I was saddened to read today of the death of Jim Brown. He was an enduring figure for me and for many, both for his legendary exploits on the football field and for his leadership and fearlessness off the field.
In my view, Jim Brown was unquestionably the greatest running back in NFL history, and it isn’t really arguable. He routinely racked up 1,000-yard rushing seasons at a time when the NFL played far fewer regular season games and set the record of 1,863 rushing yards in a single season that endured for years. His career statistics are ridiculous: in only nine years in the league and 118 games, he rushed for 12,312 yards and 106 touchdowns and added 2,499 yards and 20 touchdowns as a receiver. His career average of 104.3 rushing yards per game remains an NFL record. With his size, power, and speed, he was perhaps the only player of his era who could play, and dominate, in the modern NFL.

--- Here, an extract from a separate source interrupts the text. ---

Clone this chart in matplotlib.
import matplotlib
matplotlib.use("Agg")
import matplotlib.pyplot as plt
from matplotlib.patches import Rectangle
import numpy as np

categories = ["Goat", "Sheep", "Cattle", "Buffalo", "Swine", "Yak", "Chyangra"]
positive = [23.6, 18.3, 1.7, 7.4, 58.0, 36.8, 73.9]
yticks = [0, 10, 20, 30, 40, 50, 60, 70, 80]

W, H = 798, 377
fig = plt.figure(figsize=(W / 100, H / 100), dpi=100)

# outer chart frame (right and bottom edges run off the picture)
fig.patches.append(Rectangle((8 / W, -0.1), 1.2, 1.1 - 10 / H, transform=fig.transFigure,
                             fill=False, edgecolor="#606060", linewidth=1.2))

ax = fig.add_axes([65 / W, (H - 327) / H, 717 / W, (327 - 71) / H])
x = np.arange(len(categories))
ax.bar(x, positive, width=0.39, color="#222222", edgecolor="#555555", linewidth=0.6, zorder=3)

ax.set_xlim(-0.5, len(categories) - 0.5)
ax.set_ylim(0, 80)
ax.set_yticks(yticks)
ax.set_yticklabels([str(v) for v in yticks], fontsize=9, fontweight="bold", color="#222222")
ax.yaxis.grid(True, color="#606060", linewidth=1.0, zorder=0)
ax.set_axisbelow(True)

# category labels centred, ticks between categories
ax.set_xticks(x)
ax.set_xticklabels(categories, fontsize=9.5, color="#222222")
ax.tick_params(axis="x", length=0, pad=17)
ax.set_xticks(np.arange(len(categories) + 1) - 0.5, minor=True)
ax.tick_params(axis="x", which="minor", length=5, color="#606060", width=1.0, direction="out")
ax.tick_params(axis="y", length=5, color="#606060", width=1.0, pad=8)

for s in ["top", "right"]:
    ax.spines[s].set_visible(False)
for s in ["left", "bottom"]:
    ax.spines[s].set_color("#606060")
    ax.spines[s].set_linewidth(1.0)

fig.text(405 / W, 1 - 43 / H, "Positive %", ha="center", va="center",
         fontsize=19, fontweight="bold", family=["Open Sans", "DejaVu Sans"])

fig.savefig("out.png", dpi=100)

But his achievements on the football field told only part of the story. Jim Brown was a force. In a great book, They Call It A Game, Bernie Parrish, a former Browns player, recounts Jim Brown coming into the room for the team’s breakfast on the morning of the 1964 NFL title game, the last time the Browns won the championship. “Jim Brown entered the room,” Parrish wrote, “and everyone felt his presence.” He had that kind of personal magnetism, and he took no guff from anyone. When the Browns owner insisted Brown come to training camp and leave the filming of The Dirty Dozen, Brown retired–at age 30, and at the peak of his career. Who knows what records he would have set if he had continued to play?

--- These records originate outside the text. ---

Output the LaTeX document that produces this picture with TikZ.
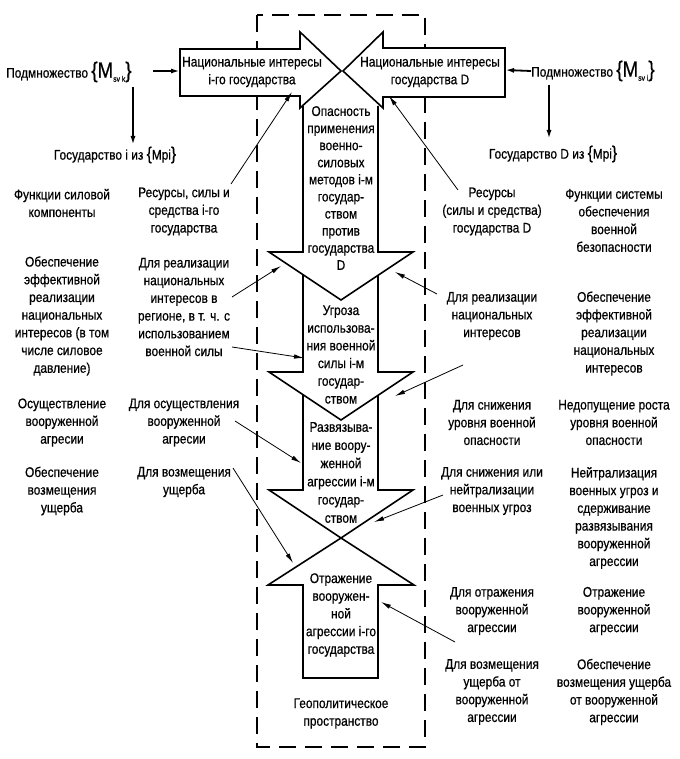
\documentclass[tikz,border=0pt]{standalone}
\usepackage{fontspec}
\setmainfont[FakeStretch=0.85,FakeBold=0.6]{Liberation Sans}
\usetikzlibrary{arrows.meta}
\begin{document}
\begin{tikzpicture}[x=1pt,y=-1pt,
  txt/.style={align=center, inner sep=0pt, font=\fontsize{14}{17.7}\selectfont},
  bigarrow/.style={draw, line width=1.6pt, fill=white, line join=miter},
  conn/.style={line width=0.8pt, -{Latex[length=10pt,width=4.5pt]}},
  thickarr/.style={line width=1.8pt, -{Latex[length=9pt,width=5pt]}},
  frame/.style={line width=2.2pt, dash pattern=on 17pt off 9pt}]
\useasboundingbox (0,0) rectangle (679,759);
% geopolitical space frame
\draw[frame] (257,15) rectangle (425,747);
% arrows from bottom to top
\path[bigarrow] (303,678) -- (303,585) -- (268,585) -- (341,538) -- (414,585) -- (378,585) -- (378,678) -- cycle;
\path[bigarrow] (303,385) -- (303,490) -- (269,490) -- (341,538) -- (413,490) -- (378,490) -- (378,385);
\path[bigarrow] (303,265) -- (303,372) -- (269,372) -- (341,420) -- (413,372) -- (378,372) -- (378,265);
\path[bigarrow] (303,106) -- (303,252) -- (269,252) -- (341,300) -- (413,252) -- (378,252) -- (378,106);
\path[bigarrow] (180,49) -- (300,49) -- (300,32) -- (341,71) -- (300,108) -- (300,96) -- (180,96) -- cycle;
\path[bigarrow] (505,48) -- (383,48) -- (383,32) -- (343,71) -- (383,108) -- (383,97) -- (505,97) -- cycle;
% texts in arrows
\node[txt] (niL) at (252,72) {Национальные интересы\\i-го государства};
\node[txt] (niR) at (430,72) {Национальные интересы\\государства D};
\node[txt, font=\fontsize{14}{17.1}\selectfont] (a1) at (341,188) {Опасность\\применения\\военно-\\силовых\\методов i-м\\государ-\\ством\\против\\государства\\D};
\node[txt] (a2) at (341,354.5) {Угроза\\использова-\\ния военной\\силы i-м\\государ-\\ством};
\node[txt, font=\fontsize{14}{18.2}\selectfont] (a3) at (341,472.5) {Развязыва-\\ние воору-\\женной\\агрессии i-м\\государ-\\ством};
\node[txt] (a4) at (341,615) {Отражение\\вооружен-\\ной\\агрессии i-го\\государства};
\node[txt] (geo) at (341,713.5) {Геополитическое\\пространство};
% subsets
\node[txt, anchor=west] (podL) at (6,72) {Подмножество {\fontsize{22}{22}\selectfont\{M}\raisebox{-4pt}{\fontsize{8}{8}\selectfont sv k}{\fontsize{22}{22}\selectfont\}}};
\node[txt, anchor=west] (podR) at (531,71) {Подмножество {\fontsize{22}{22}\selectfont\{M}\raisebox{-4pt}{\fontsize{8}{8}\selectfont sv i}{\fontsize{22}{22}\selectfont\}}};
\node[txt] (gosL) at (115,155) {Государство i из {\fontsize{18}{18}\selectfont\{}Mpi{\fontsize{18}{18}\selectfont\}}};
\node[txt] (gosR) at (553,154) {Государство D из {\fontsize{18}{18}\selectfont\{}Mpi{\fontsize{18}{18}\selectfont\}}};
\coordinate (boxL) at (180,71);
\coordinate (boxR) at (505,70);
\coordinate (vLs) at (133,87);
\coordinate (vLe) at (133,145);
\coordinate (vRs) at (549,85);
\coordinate (vRe) at (549,139);
\draw[thickarr] (153,71) -- (boxL);
\draw[thickarr] (podR.west) -- (boxR);
\draw[thickarr] (vLs) -- (vLe);
\draw[thickarr] (vRs) -- (vRe);
% left column
\node[txt] (fL1) at (62,203) {Функции силовой\\компоненты};
\node[txt] (fL2) at (62,316) {Обеспечение\\эффективной\\реализации\\национальных\\интересов (в том\\числе силовое\\давление)};
\node[txt] (fL3) at (62,422.5) {Осуществление\\вооруженной\\агресии};
\node[txt] (fL4) at (62,491) {Обеспечение\\возмещения\\ущерба};
% second column
\node[txt] (rL1) at (184,211.5) {Ресурсы, силы и\\средства i-го\\государства};
\node[txt] (rL2) at (184,307) {Для реализации\\национальных\\интересов в\\регионе, в т. ч. с\\использованием\\военной силы};
\node[txt] (rL3) at (184,422.5) {Для осуществления\\вооруженной\\агресии};
\node[txt] (rL4) at (184,482) {Для возмещения\\ущерба};
% right-middle column
\node[txt] (rR1) at (492,211.5) {Ресурсы\\(силы и средства)\\государства D};
\node[txt] (rR2) at (492,316) {Для реализации\\национальных\\интересов};
\node[txt] (rR3) at (492,422.5) {Для снижения\\уровня военной\\опасности};
\node[txt] (rR4) at (492,491) {Для снижения или\\нейтрализации\\военных угроз};
\node[txt] (rR5) at (492,611) {Для отражения\\вооруженной\\агрессии};
\node[txt] (rR6) at (492,692) {Для возмещения\\ущерба от\\вооруженной\\агрессии};
% right column
\node[txt] (fR1) at (614,220.5) {Функции системы\\обеспечения\\военной\\безопасности};
\node[txt] (fR2) at (614,333.5) {Обеспечение\\эффективной\\реализации\\национальных\\интересов};
\node[txt] (fR3) at (614,422.5) {Недопущение роста\\уровня военной\\опасности};
\node[txt] (fR4) at (614,518) {Нейтрализация\\военных угроз и\\сдерживание\\развязывания\\вооруженной\\агрессии};
\node[txt] (fR5) at (614,611) {Отражение\\вооруженной\\агрессии};
\node[txt] (fR6) at (614,692) {Обеспечение\\возмещения ущерба\\от вооруженной\\агрессии};
% connector ends
\coordinate (s1) at (231,184); \coordinate (e1) at (292,92);
\coordinate (s2) at (458,190); \coordinate (e2) at (389,96);
\coordinate (s3) at (232,297); \coordinate (e3) at (281,266);
\coordinate (s4) at (437,294); \coordinate (e4) at (395,272);
\coordinate (s5) at (232,347); \coordinate (e5) at (304,358);
\coordinate (s6) at (463,365); \coordinate (e6) at (395,396);
\coordinate (s7) at (235,421); \coordinate (e7) at (301,463);
\coordinate (s8) at (233,468); \coordinate (e8) at (293,563);
\coordinate (s9) at (443,495); \coordinate (e9) at (374,522);
\coordinate (s10) at (455,642); \coordinate (e10) at (381,602);
\foreach \i in {1,...,10} \draw[conn] (s\i) -- (e\i);
\end{tikzpicture}
\end{document}
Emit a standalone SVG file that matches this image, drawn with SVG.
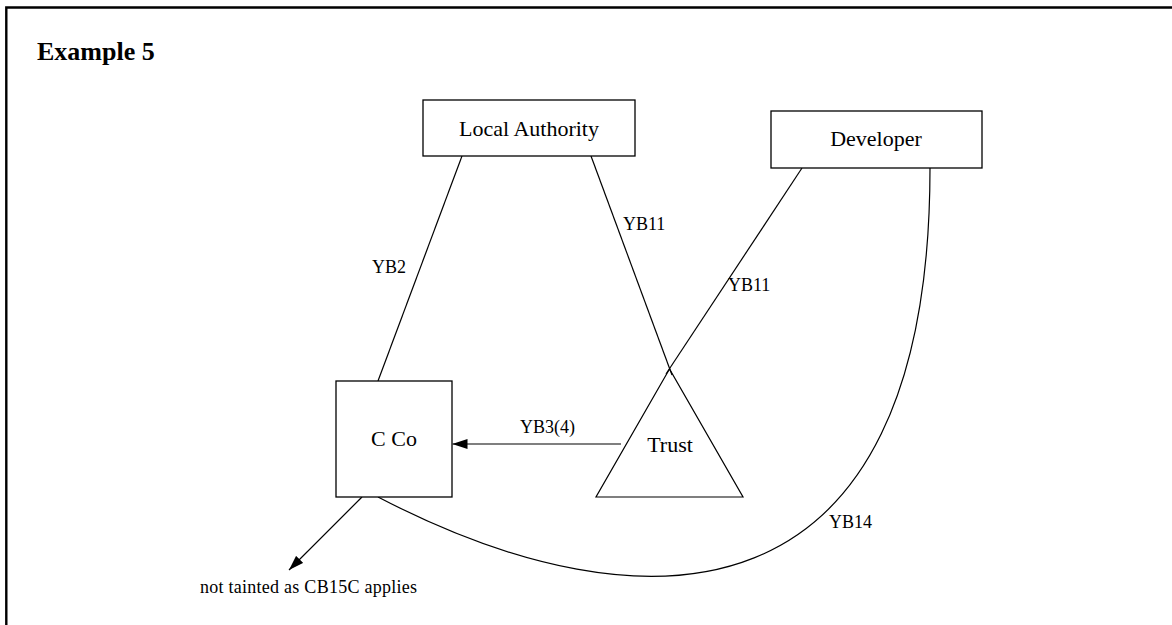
<svg xmlns="http://www.w3.org/2000/svg" width="1172" height="625" viewBox="0 0 1172 625">
  <style>
    .frame { stroke: #000; stroke-width: 2.4; fill: none; }
    .box { fill: #fff; stroke: #000; stroke-width: 1.3; }
    .edge { fill: none; stroke: #000; stroke-width: 1.2; }
    .title { font-family: "Liberation Serif", "Times New Roman", serif; font-weight: bold; font-size: 26px; fill: #000; }
    .name { font-family: "Liberation Serif", "Times New Roman", serif; font-size: 22px; fill: #000; text-anchor: middle; }
    .lbl { font-family: "Liberation Serif", "Times New Roman", serif; font-size: 18px; fill: #000; }
  </style>
  <defs>
    <marker id="arrow" viewBox="0 0 15 10" refX="15" refY="5" markerWidth="15" markerHeight="10" markerUnits="userSpaceOnUse" orient="auto">
      <path d="M0,0 L15,5 L0,10 Z" fill="#000"/>
    </marker>
  </defs>

  <rect width="1172" height="625" fill="#fff"/>

  <!-- outer frame: top and left rules only -->
  <path class="frame" d="M6.3,625 L6.3,7.5 L1172,7.5"/>

  <text class="title" x="37" y="60">Example 5</text>

  <!-- connectors -->
  <g id="connectors">
    <line class="edge" x1="462" y1="156" x2="378" y2="381"/>
    <line class="edge" x1="591" y1="156" x2="672" y2="375"/>
    <line class="edge" x1="802" y1="168" x2="666" y2="374"/>
    <path class="edge" d="M378,497 C645,636 930,630 930,168"/>
    <line class="edge" x1="621" y1="444" x2="452.5" y2="444" marker-end="url(#arrow)"/>
    <line class="edge" x1="362" y1="497" x2="289" y2="570" marker-end="url(#arrow)"/>
    <text class="lbl" x="372" y="273">YB2</text>
    <text class="lbl" x="623" y="230">YB11</text>
    <text class="lbl" x="728" y="291">YB11</text>
    <text class="lbl" x="520" y="433">YB3(4)</text>
    <text class="lbl" x="829" y="528">YB14</text>
  </g>

  <g id="local-authority">
    <rect class="box" x="423" y="100" width="212" height="56"/>
    <text class="name" x="529" y="136">Local Authority</text>
  </g>

  <g id="developer">
    <rect class="box" x="771" y="111" width="211" height="57"/>
    <text class="name" x="876" y="146">Developer</text>
  </g>

  <g id="c-co">
    <rect class="box" x="336" y="381" width="116" height="116"/>
    <text class="name" x="394" y="446">C Co</text>
  </g>

  <g id="trust">
    <path class="edge" d="M669.5,369 L596,497 L743,497 Z"/>
    <text class="name" x="670" y="452">Trust</text>
  </g>

  <g id="outcome">
    <text class="lbl" x="200" y="593" textLength="217">not tainted as CB15C applies</text>
  </g>
</svg>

Jim Brown was active and outspoken about civil rights, racial injustice, and other causes, at a time when few athletes took that risk. He formed what would become the Black Economic Union to encourage black entrepreneurs. He wasn’t perfect, and he had a checkered personal life that was marred by accusations of violence against women. That part of his story shouldn’t be sugar-coated, but it also shouldn’t prevent people from admiring the positive contributions he made, on and off the field.
Just as Jim’s Brown presence was felt, his absence will be felt, too. He was 87.